Par contre, là où le RM1x surpasse sa rivale, c’est au niveau de son troisième et dernier mode : le mode Song. Là, nous avons affaire à un véritable séquenceur 16 pistes, capable de mémoriser 20 chansons en partageant la capacité mémoire de 110.000 notes avec le mode Pattern. La reproduction et l’enregistrement ont un fonctionnement assez similaire au mode Pattern. En fait, les chansons ne tournent pas en boucle et n’ont pas de section. Par contre, on dispose des mêmes facultés d’édition de programmes, de grooves, d’effets, d’arpèges et d’événements Midi. De plus, une dix-septième piste de tempo apparaît, ainsi que la possibilité d’enregistrer en multipiste, de faire des punch in / out et de choisir des mesures ternaires (car le mode Pattern n’autorise que le quaternaire et condamne donc les valses de Vienne si prisées le jour de l’an). Le mieux, c’est qu’on peut envoyer un enchaînement de patterns sur une piste d’une chanson ou, réciproquement, un extrait d’une piste d’une chanson vers un pattern utilisateur, en moins de temps qu’il n’en faut à Lucky Luke pour dégainer. Bien vu !
Peintures de guerre
Pour colorer les braves avant le grand galop hors du village, le RM1x possède trois processeurs d’effets indépendants de fort bonne qualité. Le premier, baptisé Variation, est un multi-effets composé de 42 algorithmes, parmi lesquels des réverbérations, des effets d’ensemble, des distorsions, des simulateurs d’ampli et des égaliseurs. Il peut être mis en insertion sur l’une des 16 pistes ou fonctionner comme effet système avec départ séparé sur les 16 pistes.
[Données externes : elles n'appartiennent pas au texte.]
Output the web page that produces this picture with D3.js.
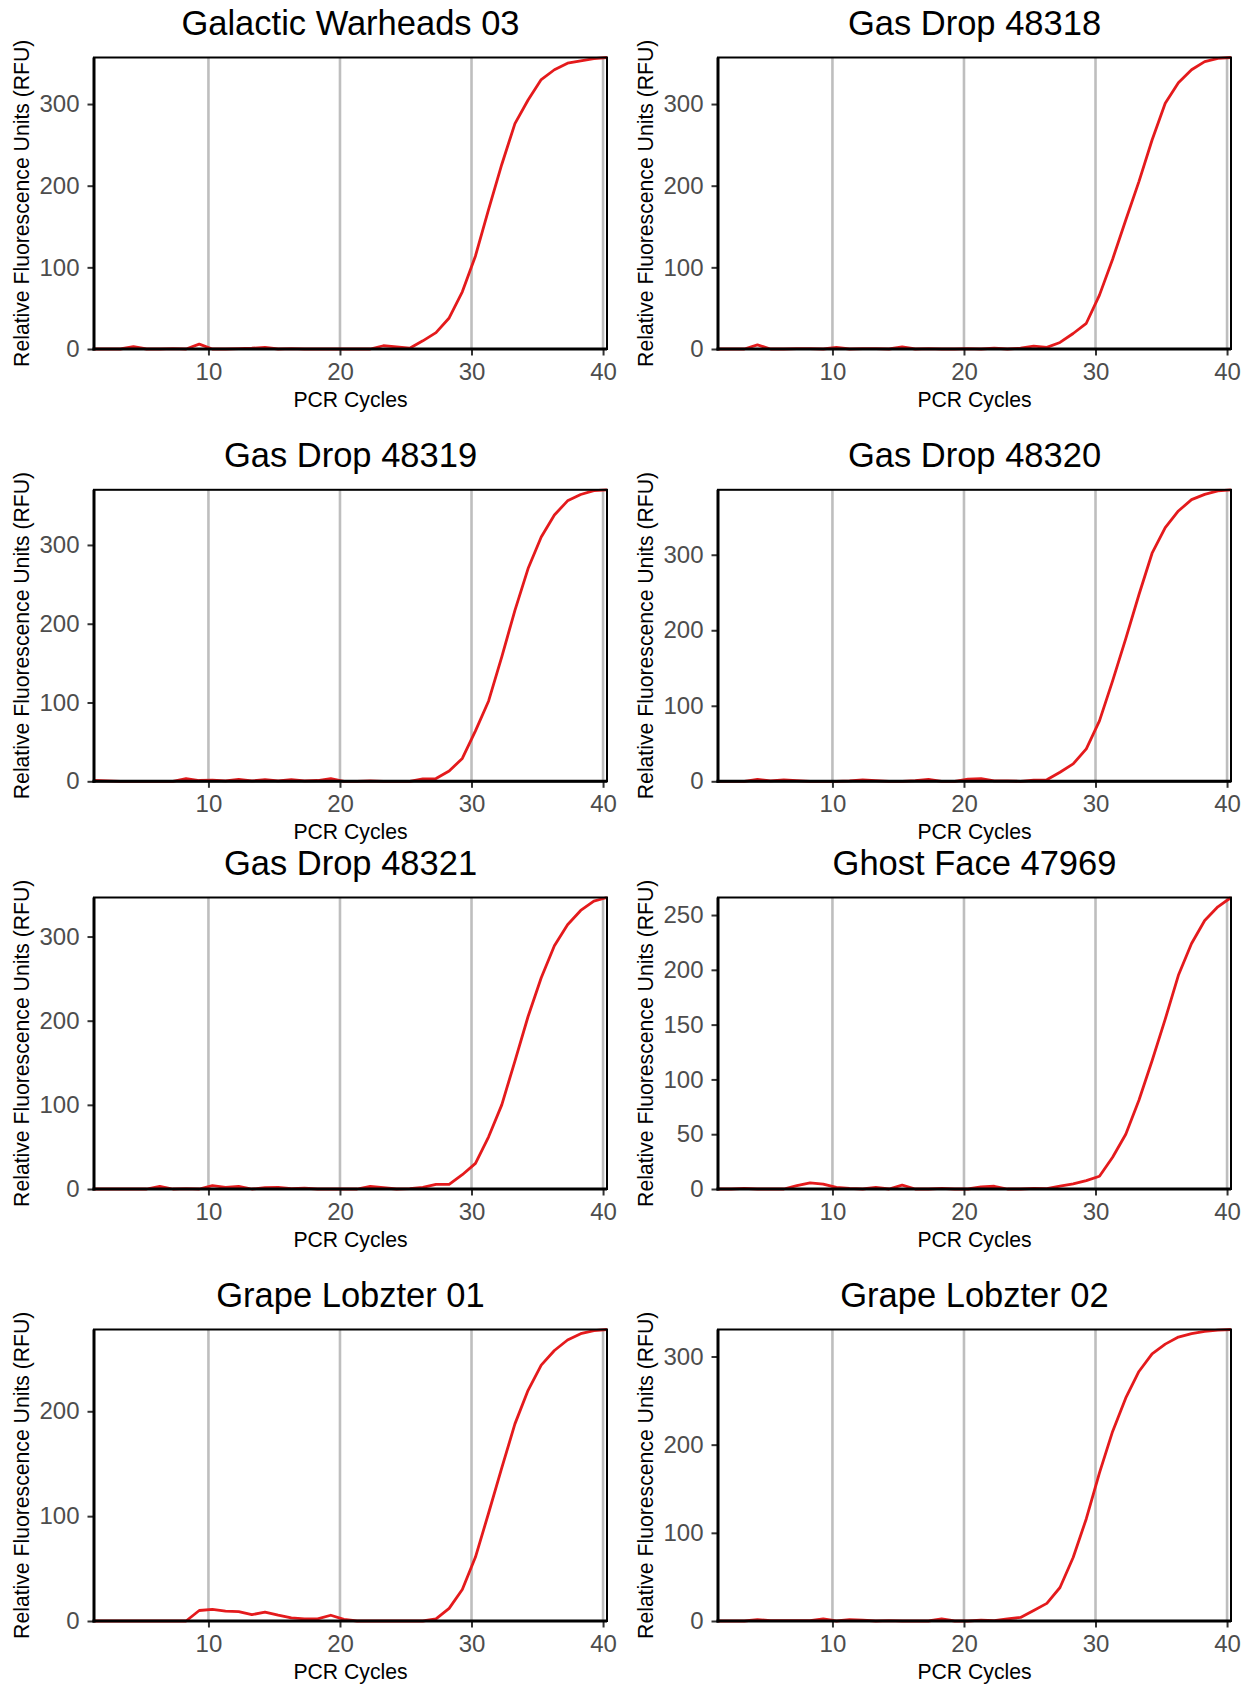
<!DOCTYPE html>
<html>
<head>
<meta charset="utf-8">
<script src="https://cdn.jsdelivr.net/npm/d3@7"></script>
<style>
  body { margin: 0; background: #ffffff; }
  svg { display: block; }
  text { font-family: "Liberation Sans", Arial, Helvetica, sans-serif; }
</style>
</head>
<body>
<svg id="chart" width="1252" height="1687"></svg>
<script>
// ---------- data ----------
const titles = [
  "Galactic Warheads 03", "Gas Drop 48318",
  "Gas Drop 48319", "Gas Drop 48320",
  "Gas Drop 48321", "Ghost Face 47969",
  "Grape Lobzter 01", "Grape Lobzter 02"
];

// x position of each reading on the PCR-cycle axis
const cycles = [1.3, 2.3, 3.3, 4.3, 5.3, 6.3, 7.3, 8.3, 9.3, 10.3,
  11.3, 12.3, 13.3, 14.3, 15.3, 16.3, 17.3, 18.3, 19.3, 20.3,
  21.3, 22.3, 23.3, 24.3, 25.3, 26.3, 27.3, 28.3, 29.3, 30.3,
  31.3, 32.3, 33.3, 34.3, 35.3, 36.3, 37.3, 38.3, 39.3, 40.3];

const galacticWarheads03 = [0, 0, 0, 3, 0, 0, 0.5, 0, 6, 0,
  0, 0.5, 1, 2, 0, 0.5, 0, 0, 0, 0,
  0, 0, 4, 2.5, 1, 10, 20, 38, 70, 114,
  171, 226, 276, 305, 330, 342, 350, 353, 355.5, 357];

const gasDrop48318 = [0, 0, 0, 5, 0, 0, 0.5, 0.5, 0, 2,
  0, 0.5, 0.5, 0, 2.5, 0, 0.5, 0, 0, 0.5,
  0, 1, 0, 1, 3.5, 2, 8, 19, 31.5, 66,
  110, 158, 205, 256, 301, 326, 342, 352, 356, 357];

const gasDrop48319 = [1, 0.5, 0, 0, 0, 0, 0, 3.5, 1, 1.5,
  0.5, 2.5, 0.5, 2, 0.5, 2, 0.5, 1, 3.5, 0,
  0, 0.5, 0, 0, 0, 3, 3.5, 13, 29, 64,
  102, 158, 217, 270, 310, 338, 356, 364, 369, 370];

const gasDrop48320 = [0, 0, 0, 2.5, 0.5, 2, 1, 0, 0, 0,
  0.5, 2, 1, 0, 0, 1, 2.5, 0, 0, 3,
  3.5, 0.5, 0.5, 0, 1.5, 2, 12, 23, 43, 80,
  133, 189, 247, 302, 336, 358, 373, 380, 384.5, 386];

const gasDrop48321 = [0, 0, 0, 0, 0, 3, 0, 0.5, 0, 4,
  2, 3, 0, 1.5, 2, 0.5, 1, 0, 0, 0,
  0, 3, 1.5, 0, 0.5, 2, 5.5, 5.5, 17, 30.5,
  62, 100, 152, 205, 251, 289, 314, 331, 342, 346.4];

const ghostFace47969 = [0, 0, 0.5, 0, 0, 0, 3, 5.5, 4.5, 1.5,
  0.5, 0, 1.5, 0, 3.5, 0, 0, 0.5, 0, 0,
  2, 2.5, 0, 0, 0.5, 0.3, 2.7, 4.6, 7.6, 11.6,
  29, 50, 81, 117, 155, 195, 224, 245, 257.5, 266];

const grapeLobzter01 = [0, 0, 0, 0, 0, 0, 0, 0, 10, 11,
  9.5, 9, 6, 8.5, 5.5, 3, 2, 2, 5.5, 1.5,
  0, 0, 0, 0, 0, 0, 2, 12, 30, 61,
  103, 146, 188, 220, 244, 258, 268, 274, 277, 278];

const grapeLobzter02 = [0, 0, 0, 1.5, 0.5, 0.5, 0.5, 0.5, 2.5, 0,
  1.5, 1, 0, 0.5, 0, 0, 0, 2.5, 0, 0,
  1, 0.5, 2.5, 4, 12, 20, 38, 72, 116, 168,
  215, 253, 283, 303, 314, 322, 326, 328.5, 330, 330.6];

const seriesList = [galacticWarheads03, gasDrop48318, gasDrop48319, gasDrop48320,
  gasDrop48321, ghostFace47969, grapeLobzter01, grapeLobzter02];

const yTickValues = [
  [0, 100, 200, 300], [0, 100, 200, 300],
  [0, 100, 200, 300], [0, 100, 200, 300],
  [0, 100, 200, 300], [0, 50, 100, 150, 200, 250],
  [0, 100, 200], [0, 100, 200, 300]
];
const xTickValues = [10, 20, 30, 40];

const xTitle = "PCR Cycles";
const yTitle = "Relative Fluorescence Units (RFU)";

// ---------- layout ----------
const colLeft = [94, 718];
const rowTop = [57.5, 489.8, 897.5, 1329.5];
const panelW = 513;
const panelH = 291.5;

const svg = d3.select("#chart");

seriesList.forEach((values, i) => {
  const col = i % 2, row = Math.floor(i / 2);
  const left = colLeft[col], top = rowTop[row];
  const g = svg.append("g").attr("transform", `translate(${left},${top})`);

  const x = d3.scaleLinear().domain(d3.extent(cycles)).range([0, panelW]);
  const y = d3.scaleLinear().domain([0, d3.max(values)]).range([panelH, 0]);

  // vertical major gridlines
  g.append("g").selectAll("line").data(xTickValues).join("line")
    .attr("x1", d => x(d)).attr("x2", d => x(d))
    .attr("y1", 0).attr("y2", panelH)
    .attr("stroke", "#bebebe").attr("stroke-width", 2.6);

  // data line
  const data = cycles.map((c, k) => [c, values[k]]);
  g.append("path").datum(data)
    .attr("fill", "none")
    .attr("stroke", "#e41a1c")
    .attr("stroke-width", 2.8)
    .attr("stroke-linejoin", "round")
    .attr("d", d3.line().x(d => x(d[0])).y(d => y(d[1])));

  // panel border
  g.append("rect").attr("x", 0).attr("y", 0)
    .attr("width", panelW).attr("height", panelH)
    .attr("fill", "none").attr("stroke", "#000").attr("stroke-width", 2);

  // axes
  const xAxis = g.append("g").attr("transform", `translate(0,${panelH})`)
    .call(d3.axisBottom(x).tickValues(xTickValues).tickSize(6.5).tickPadding(7).tickSizeOuter(0));
  const yAxis = g.append("g")
    .call(d3.axisLeft(y).tickValues(yTickValues[i]).tickSize(6.5).tickPadding(8).tickSizeOuter(0));
  [xAxis, yAxis].forEach(ax => {
    ax.select(".domain").remove();
    ax.selectAll(".tick line").attr("stroke", "#333333").attr("stroke-width", 2);
    ax.selectAll(".tick text").attr("fill", "#4d4d4d")
      .style("font-size", "24px")
      .style("font-family", '"Liberation Sans", Arial, Helvetica, sans-serif');
  });

  // axis lines (left & bottom)
  g.append("line").attr("x1", 0).attr("x2", 0).attr("y1", 0).attr("y2", panelH + 1.5)
    .attr("stroke", "#000").attr("stroke-width", 3);
  g.append("line").attr("x1", -1.5).attr("x2", panelW).attr("y1", panelH).attr("y2", panelH)
    .attr("stroke", "#000").attr("stroke-width", 3);

  // title
  g.append("text").attr("x", panelW / 2).attr("y", -23)
    .attr("text-anchor", "middle").attr("fill", "#000")
    .style("font-size", "34.5px").text(titles[i]);

  // x axis title
  g.append("text").attr("x", panelW / 2).attr("y", panelH + 58)
    .attr("text-anchor", "middle").attr("fill", "#000")
    .style("font-size", "21.2px").text(xTitle);

  // y axis title
  g.append("text")
    .attr("transform", `translate(-65,${panelH / 2}) rotate(-90)`)
    .attr("text-anchor", "middle").attr("fill", "#000")
    .style("font-size", "21.2px").text(yTitle);
});
</script>
</body>
</html>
Le deuxième processeur est un classique chorus capable de produire 11 algorithmes (4 chorus, 4 célestes et 3 flangers). Enfin, le dernier processeur est dédié à la réverbération, avec 11 algorithmes (hall, room, stage, plate…). Pour chaque processeur, on peut régler jusqu’à 16 paramètres et l’un d’entre eux (fixé par le constructeur) peut être modulé grâce à un contrôle change Midi au choix. Dommage que ce soit 9 fois sur 10 la balance wet / dry. De plus, l’effet de variation (en mode système), le chorus et la réverbération disposent d’un réglage séparé de panoramique. Enfin, on peut régler les niveaux d’envoi de l’effet de variation dans le chorus et la réverbération ainsi que le niveau d’envoi du chorus dans la réverbération, ce qui est beaucoup plus souple qu’un simple choix série ou parallèle. Ceci dit, pour une machine techno, il manque tout de même au RM1x des effets lo-fi et platine vinyle. Pour ce dernier, on pourra utiliser le son de craquement de disque échantillonné en Rom. Pour être complet, signalons la présence d’un égaliseur du type Low Shelf qui permet d’accentuer ou couper les basses (fréquence de 50Hz à 2kHz, gain de –24 à + 24dB), histoire de redonner un peu de gravité aux vieux Sages ou de leur couper le sifflet une fois pour toutes !
Bison futé
Avec le RM1x, Yamaha nous propose une machine de fort bonne facture, astucieuse et très agréable à utiliser. Elle tire ses qualités de son fonctionnement en temps réel, son organisation en modes et sous-modes, son large écran graphique et ses possibilités avancées d’édition microscopique. De plus, l’instrument est suffisamment solide et compact pour être emmené au combat. Sur scène, on appréciera le lecteur de disquettes qui lui permet des chargements et des sauvegardes rapides (patterns, chansons ou SMF 0) et la mémoire non volatile qui le rend immédiatement prêt à décocher ses flèches. Par contre, il manque un certain nombre de fonctions pour que le RM1x soit le Grand Sachem : les sorties séparées font défaut, la synthèse est beaucoup trop limitée, les sons acoustiques sont pauvres (pourquoi donc inclure des saxes ou des cordes solo dans une machine techno ?), l’arpégiateur est trop dépouillé en regard de la concurrence et certains sous-modes primordiaux (boîte à outils, édition microscopique) nécessitent l’arrêt complet de la machine. Le RM1x n’est donc pas destiné à ceux qui veulent agrandir leur collection de sons acoustiques ou se plonger dans la création de programmes originaux, mais plutôt aux musiciens ou DJs dont le sport préféré est d’enchaîner des rythmiques mitonnées en usine ou minutieusement programmées sous le Tipi. En plus, étant donné son prix très agressif, voici un guerrier qu’il ne faut pas hésiter à sortir de sa réserve !
Glossaire
MSB : acronyme anglais pour octet de poids fort. Octet supérieur lorsque les transmissions de données se font sur deux octets.
LSB : acronyme anglais pour octet de poids faible. Octet inférieur lorsque les transmissions de données se font sur deux octets.
Bank Select : message Midi de sélection de banque, codé sur deux octets (pour la banque GM, le BS est MSB=0 - LSB=0).